About the Role:
We are seeking an experienced Architecture Expert to lead the design, strategy, and evolution of our High-Performance Computing (HPC) environment. This role involves defining the architectural vision for our HPC infrastructure, guiding the selection and implementation of cutting-edge technologies (compute, storage, interconnects, schedulers), and ensuring the platform effectively supports demanding computational research, simulations, and data analysis workloads relevant to our software and industrial applications.
Responsibilities:
- Lead the architectural design, planning, and implementation of scalable, reliable, and efficient HPC systems.
- Develop and maintain the strategic roadmap for HPC infrastructure, including hardware, software, storage, and networking components.

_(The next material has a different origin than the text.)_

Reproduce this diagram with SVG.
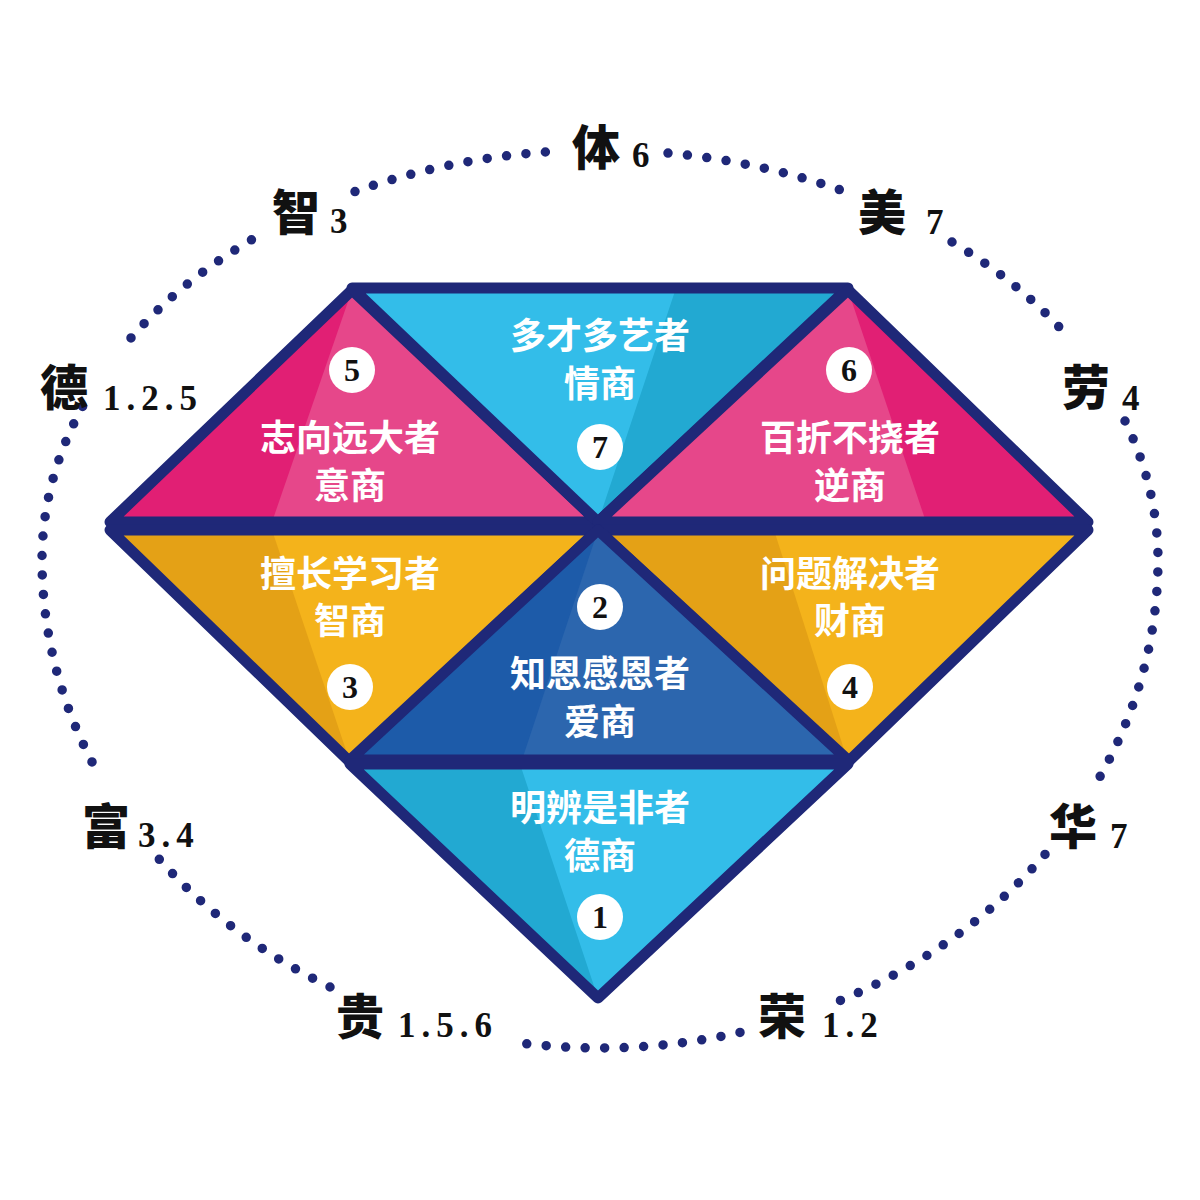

- Provide technical leadership and mentorship to HPC architects, engineers, and administrators.
- Evaluate emerging HPC technologies and trends, making recommendations for adoption.
- Collaborate with researchers, data scientists, software engineers, and application owners to understand computational requirements and design appropriate HPC solutions.
- Define standards and best practices for HPC system configuration, job scheduling, resource management, and performance optimization.
- Ensure the security and integrity of the HPC environment.
- Oversee architectural aspects of system upgrades, expansions, and technology refreshes.
- Work with vendors to evaluate and select HPC hardware and software components.
- Contribute to capacity planning and performance tuning efforts.
Qualifications:
Minimum Qualifications:
- Preferred PhD/Master degree or Bachelor's degree in Computer Science, Engineering, Physics, or a related computational field.
- 8+ years of experience working with High-Performance Computing (HPC) systems.
- 3+ years of experience in designing, architecting, or leading technical implementations of complex HPC environments.
- Deep understanding of HPC architectures, parallel file systems (e.g., Lustre, GPFS), high-speed interconnects (e.g., InfiniBand, Slingshot), job schedulers (e.g., Slurm, LSF), and MPI/parallel programming concepts.
- Experience leading technical projects or initiatives.
- Experience applying HPC within specific industrial contexts (e.g., Energy, Aerospace, Life Sciences, Finance).
- Experience with cloud-based HPC or hybrid HPC environments.
- Programming skills (e.g., Python, C/C++, Fortran) and experience with scientific computing applications.